The court does not decide if Tambuwal was a traitor. There is no court case to that effect. I don’t need a court case to determine if Tambuwal was a traitor. I can make up my own mind on that. Tambuwal was elected as a PDP member of the House. He betrayed the electorate by defecting to the APC. He betrayed the PDP by becoming an APC Speaker in PDP clothing. You cannot re-write the history of his actions; neither can you bend the truth concerning his treachery.

Some people have accused you of being sponsored by the PDP to write against APC members. They say you have only been critical of APC members, making PDP members seem like saints. Is this true?

Some people have accused PUNCH of being sponsored by the APC to write against Jonathan. They say you have only been critical of PDP members, making APC members seem like saints. Is this true? I don’t lose any sleep over what people say. People can say what they like, that does not change the truth about me.

Are you saying you don’t agree with the majority of Nigerians who say President Jonathan under-performed?

Obviously, I don’t agree that President Jonathan has not performed. I have stated in my write-ups that the president performed, and I gave my reasons.
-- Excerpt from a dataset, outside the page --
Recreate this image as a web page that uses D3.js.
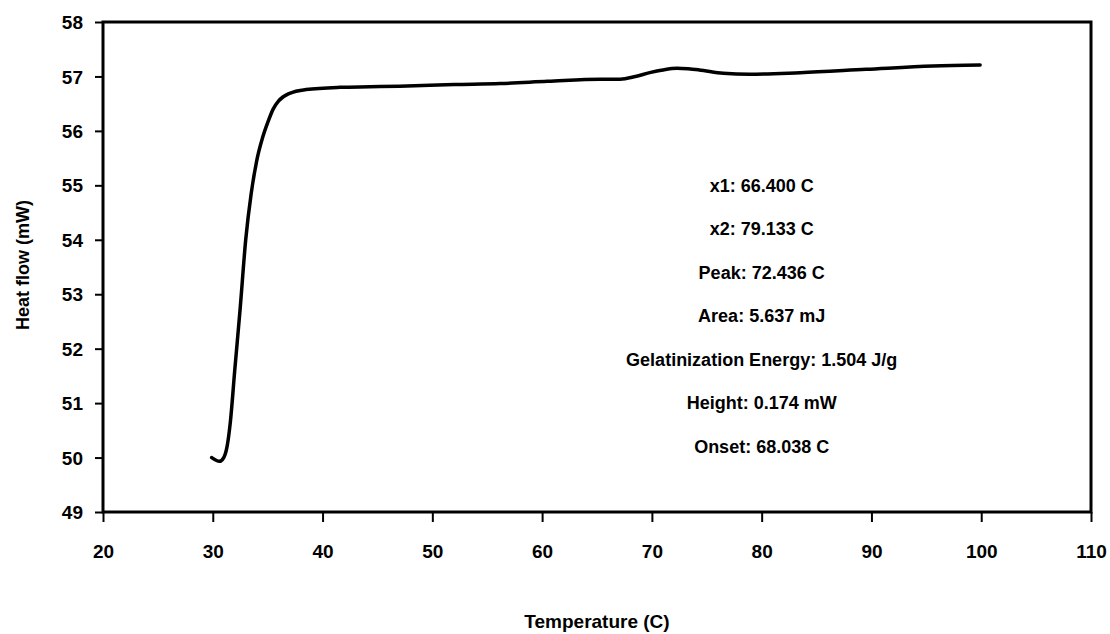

What makes you think the outcome of a flawed election will now suddenly change my views? When the air clears, the true history of the Jonathan administration will be written.

Then how would you assess the President in the area of security and corruption?

What is the point of that now? Let us now see how General Buhari will destroy Boko Haram in a matter of days like he did Maitasine. Let us see how many days it will take him to bring back our girls. Let us see how he will end corruption when he has a legislature full of corrupt politicians who used all kinds of means to get elected. General Buhari’s vain promises will begin to haunt him in the coming weeks and months.